Si è sentita di nuovo l’altra?
«Sono stata contenta per lei e per la bella notizia di un altro figlio. Sulle scelte personali nessuno può giudicare. Ha voluto intraprendere un altro tipo di percorso, e posso capire tutte le motivazioni. D’altronde col lockdown e il posticipo dei Giochi, con l’incertezza che effettivamente si faranno, a Tania erano aumentati i dubbi».

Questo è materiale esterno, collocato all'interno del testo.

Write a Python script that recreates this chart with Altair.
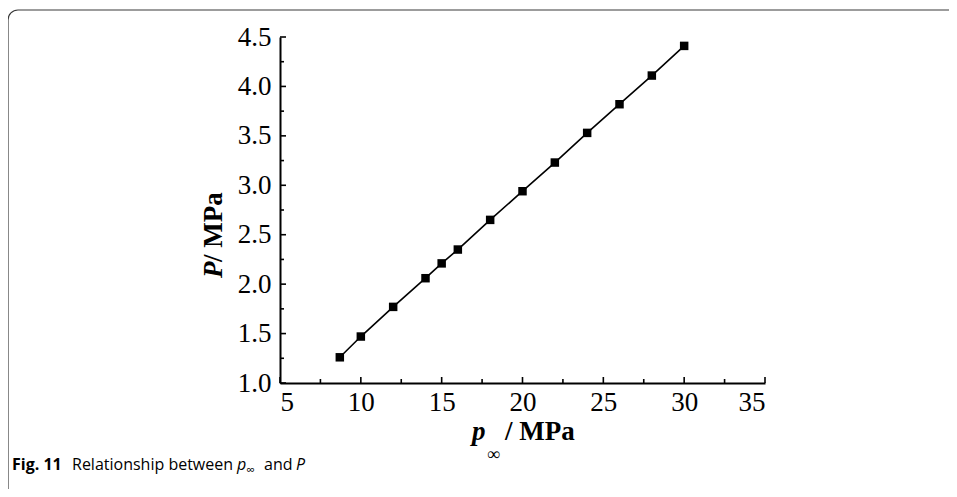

Lei ha continuato a sperarci?
«Sì, il mio era un sogno romantico. E anche un messaggio positivo, una sfida: si può essere mamme e andare alle Olimpiadi, persino alla nostra età. Lei con Maya e io con Ludovica, 3 anni. Io, anche da separata in attesa di divorzio, un errore di gioventù, e Tania mi aveva avvertito. Ora ho un nuovo compagno e cerco un’altra Francesca».
Cosa farà?
«Niente Olimpiadi, ma gareggerò grazie all’Esercito ancora per un anno. Nel frattempo voglio scoprire la donna non tuffatrice. Allenare mi piacerebbe, specie i giovani abituati alle scorciatoie: lo sport insegna a esserci. I tuffi, poi, sono una continua ricerca della perfezione. Potenza, eleganza, testa. Lo ripeti all’infinito in palestra, ma in gara ne hai solo uno. E anche se sei in coppia, sul trampolino dei da solo. Magari scrivo un libro, voglio raccontarmi di più. "L’altra" mi sembra un titolo che descrive bene la mia storia».
Una sintesi?
«Con Tania ho cominciato a fare coppia nel 2009: l’anno degli Europei a Torino, a casa di Giorgio Cagnotto, e poi i Mondiali a Roma. Stadi pieni. Ho sentito da subito tutta la responsabilità, anzi il peso e la paura, di sbagliare e compromettere tutto. Nessuno mi metteva pressione, erano paturnie mie».
Le sono passate?
«Col tempo e il lavoro, anche con la psicologa Daniela Cavelli, che ci ha seguito anche in coppia. Ho capito che non ero la metà in meno, ma quella in più».
Sente di aver vissuto all’ombra di Tania?
«Vivere accanto a grandi campioni è dura. E Tania lo è, giusto che abbia raggiunto i suoi obiettivi anche al livello individuale. Io sono stata un’atleta discreta e professionale. Credo di essere stata forte perché starle vicino ha significato prendersi delle responsabilità. Abbiamo raccontato una bella storia, difficile da ripetere, anche se auguro a chi ci seguirà, da Bertocchi-Pellacani, di prendersi le loro soddisfazioni. Anche l’Italia, paese di grandi potenzialità a volte inespresse, le merita».
Che cosa vi ha unite?
«Feeling, dentro e fuori la piscina.
Io quella emotiva, lei quella razionale. Ci fidavamo l’una dell’altra. In gara non ci parlavamo mai, ci sentivamo. Una magia. Io ho imparato a trasformare l’emozione in energia, lei l’ha sentita. Mi ha insegnato autostima e consapevolezza. Mi diceva: so che in gara non sbaglierai».
Tania ha mai sbagliato?
«A Londra 2012: sul presalto del doppio salto mortale in avanti con avvitamento, non siamo partite perfettamente insieme e in aria non si è vista una figura unica. I giudici sono stati inclementi con noi, non con il Canada. Per un soffio abbiamo perso il bronzo.
Abbiamo quasi pensato di mollare».
Poi l’argento a Rio.
«Stomaco chiuso. E un vento da non stare in piedi. Dopo, l’abbraccio tra me e lei. La felicità è fatta di attimi. Quello».